The problem with using staples instead of cuff links to fasten French cuffs is not so much that it doesn’t work — it doesn’t — but that people tend to associate the look with an unattractive mental instability.
It seems pretty obvious to me now. A French-cuffed shirt requires cuff links. Full stop. However, 10 years ago, when I first removed the pins and packaging from a dress shirt and threaded my arms through the sleeves, I was that most hapless class of human being — a college intern. It was my first morning in New York; I had just woken up on my friend Dan’s couch in Murray Hill; and I had one hour to go before the scheduled start of my professional life. I was to be an investment banker, if I could just get dressed.
I was to be an investment banker, if I could just get dressed.
The bank’s welcome packet had advised that the dress code was Business Casual. I figured that meant something sharp, like a pair of Dockers. Or, since I didn’t own any khakis, how about these tan, five-pocket corduroys? One of the belt loops had come loose and, yes, the cuffs had begun to fray where the gaping boot-cut swallowed my shoes and lapped at the pavement. But these were not jeans and thus, by my calculations, were Dress Pants, perfectly acceptable for Sunday church back in Iowa and therefore equally appropriate for one of Manhattan’s revered financial institutions. Dan had already left for work, or else, presumably, he would have questioned some aspects of this logic.
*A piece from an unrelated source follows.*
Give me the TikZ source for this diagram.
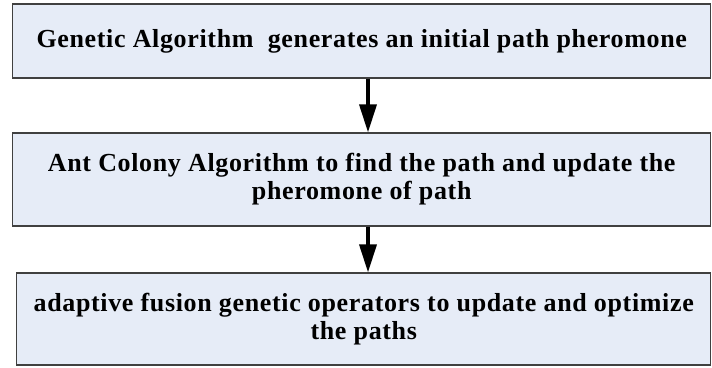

My shirt, however, was another matter. This, I thought proudly as I removed the packaging, was a sophisticated garment. This shirt, I beamed while pulling it over my shoulders, was British. I had purchased it in Scotland on my study abroad trip, a week before my flight to J.F.K. It was the most expensive shirt I’d ever owned; a shade of royal blue that I convinced myself did not exist on the racks of J.C. Penney. I had not tried it on before this morning as doing so would have required confronting my inability to fold clothes, a deficiency particularly acute when it came to dress shirts.
I was about to button the shirt when I realized it. Something was wrong. The sleeves were too long. I have a spindly 6-foot-3 frame with arms that dangle like disturbed pendulums; sleeves are never too long. I brought the cuff closer to inspect. Where were the buttons? Why so many buttonholes? I stared dumbfounded, turning the cotton over in my palm.
Then it occurred to me. I had never seen cuff links, but I was somehow vaguely aware of their existence. This shirt required a piece of hardware that I did not own. My only other dress shirt was still in the packaging, a white version with the same complication. I glimpsed wide eyes of panic in a nearby mirror.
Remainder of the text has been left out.